Mantle of the Expert

Another curriculum design that is based upon the combination of the arts and science is the Mantle of the Expert (MoE), a method designed by Dorothy Heathcote.  Studying the arts and science linearly is said to allow learning to take place at a conceptual, personal and social level.  The MoE, like The Leonardo Effect, is a child led learning experience that places the teacher in the role of the facilitator, it is the responsibility of the child to extract information from the teacher, thus reversing the traditional style of learning (Heathcote & Herbert, 1985).  The syllabus is derived from a drama enterprise approach which draws its structure from societal matrixes (Grimley & Holt C of E Primary School, 2014).  Grimley and Holt C of E Primary School (2014) state that there are four key elements to the MoE method:


Ø  Expert roles are created and each child assumes one of the positions
Ø  A fictional organisation is created based on the subject area they will be studying
Ø  Client’s assign tasks to the experts which interlink with various areas of the curriculum
Ø  Through collective imagination and pupil inquiry the children develop the ability to solve challenges that they are faced with throughout the activity

Piaget stated that children, as constructivists, learn through experimentation and play.  The subject must become an extension of their environment in order for the knowledge to become a concrete schema (Gruber & Voneche, 1977).  It could be argued that through Heathcotes MoE method, the child is using all of the aforementioned skills to construct their own knowledge of the subject.  Therefore the emotional involvement in the activity will become embedded thus create a greater understanding and improved recall of the information; by creating a life like situation they are able to make ‘human-sense’ of the subject matter (Donaldson, 1978).
To explore the curriculum design further we were tasked with an activity based upon the MoE framework, enabling the group to gain first-hand experience.  The task consisted of building a bridge to replace the existing River Tawe Bridge in Swansea.  Using the aforementioned process each member of the group was given a role in which they would become the expert; Architect, Buyer and Estimator, Director, Project Manager and Structural Engineer.  The client required the bridge to be built using the following specifications:
Ø  Must cover a gap of 50cm’s
Ø  Must hold the weight of one average sized tangerine
Ø  Must be made from lollipop sticks and masking tape (although this was later amended to include the use of a hot glue gun due to the poor quality of the masking tape)
Ø  Each stick would cost fifty pence
Ø  Two inches of masking tape cost twenty five pence (each press of the glue gun trigger would also equate to two inches of masking tape)

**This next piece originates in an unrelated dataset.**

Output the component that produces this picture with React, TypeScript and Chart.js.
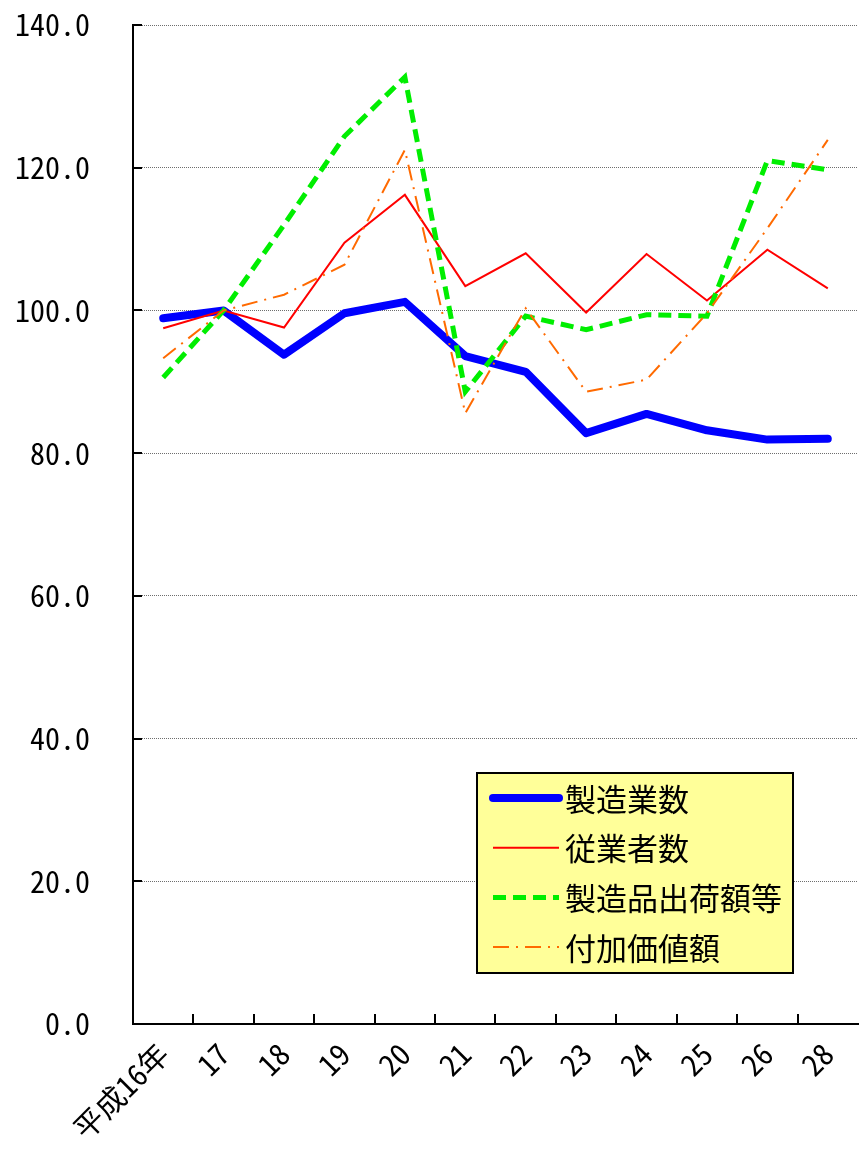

Each group then designed, evaluated and built their bridge.   


Although there is evidence that the Mantle of the Expert curriculum design is effective in a primary education setting; Avenue Primary School, Norwich have dubbed MoE a “revolutionary approach to education (Burrell, 2007); I would argue the effectiveness of the method in older children and adults.  Throughout the experimental MoE task, assigned to myself and fellow second year university students, it was evident that the imagination aspect of the task in which the student would take on the role of an ‘expert’ was difficult to access.  However on the whole I found MoE to be effective in a primary setting, the way the children reacted to the method in the video indicated that young children have a greater access to their imagination and thus the ability to learn through role play.